A smart buyer checklist
- Compare DOM to similar homes nearby
- Check whether the price has changed
- Look at property type, not just location
- Review the sale-to-list pattern in the area
- Ask for the full listing history before making assumptions
How sellers should read days on market
If you are preparing to sell, DOM can help you measure whether your strategy is working. The key is not whether your home has crossed some random number of days. The key is whether it is running materially slower than similar homes in your price range, property type, and area.
For example, a 56-day listing in ZIP 02110 looks very different from a 22-day listing in ZIP 02127. Both are in Boston, but they are operating in very different market environments.
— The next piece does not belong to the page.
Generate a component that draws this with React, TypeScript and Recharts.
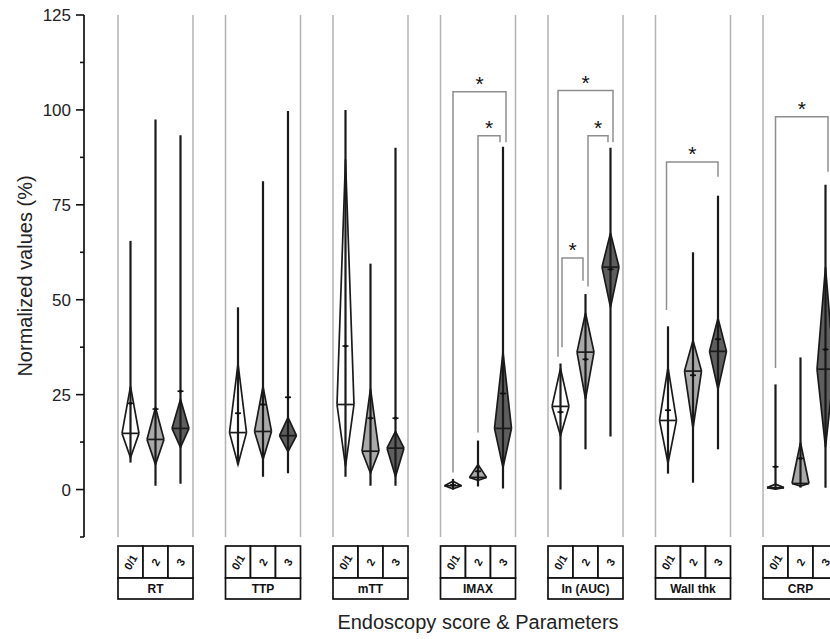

That is why pricing, presentation, and condition should be evaluated against your micro-market rather than the city average.
Signs sellers should pay attention to
- Showings are low compared with similar listings
- Comparable homes are going pending faster
- You are getting traffic but no strong offers
- Nearby listings in your segment are selling closer to list price
- Your DOM is stretching well beyond your local norm
DOM does not reset as cleanly as many people think
One of the biggest mistakes people make is assuming a relisted property has a clean slate. According to MLS PIN, a listing must be off market for at least 60 full days before prior DOM will not carry over to a new listing. In other words, relisting does not always erase the property’s market history.
MLS PIN also notes that days on market do not accrue during Coming Soon status. That means the public-facing DOM may understate how long a property has really been exposed to buyers. If you are evaluating a listing, the full listing history matters more than the current clock alone.
What “sitting” really means in Boston
In Boston real estate, “sitting” should not mean more than a fixed number of days. It should mean a listing is moving materially slower than its own peer group. That is a much more accurate way to judge whether a home is overpriced, poorly presented, or simply in a segment that takes longer.
For buyers, that perspective can help you spot real opportunities without misreading a normal listing timeline. For sellers, it helps you avoid overreacting to a number that may be perfectly healthy for your home’s category. In a market as varied as Boston, context is everything.
If you want help reading the numbers behind a specific Boston listing or pricing your home against the right local comps, Jonathan Heelen can help you make sense of the data and build a smart plan.
FAQs
What do days on market mean in Boston real estate?
- In Boston real estate, days on market measures the time between a listing date and the purchase-contract date in GBAR reporting.
Is 30 days on market bad for a Boston home?
- No. With a citywide median of 28 days in April 2026, about four weeks on market can be normal in Boston, especially in a balanced market.
Do condos and multi-family homes take longer to sell in Boston?
- Often, yes. GBAR data showed single-family homes at 15 median days on market, condos at 19 days, 4-family homes at 18.5 days, and 5+ family properties at 31.5 days.
Why do days on market vary by Boston neighborhood?
- They vary because Boston has different pricing levels and market conditions by neighborhood and ZIP code, with some areas moving much faster or slower than the city average.
Does relisting a home reset days on market in Massachusetts?
- Not always. MLS PIN says a listing must be off market for at least 60 full days before prior days on market will not carry over.
Should Boston buyers rely on days on market alone?
- No. Buyers should compare DOM with nearby comps, price changes, property type, and full listing history before drawing conclusions.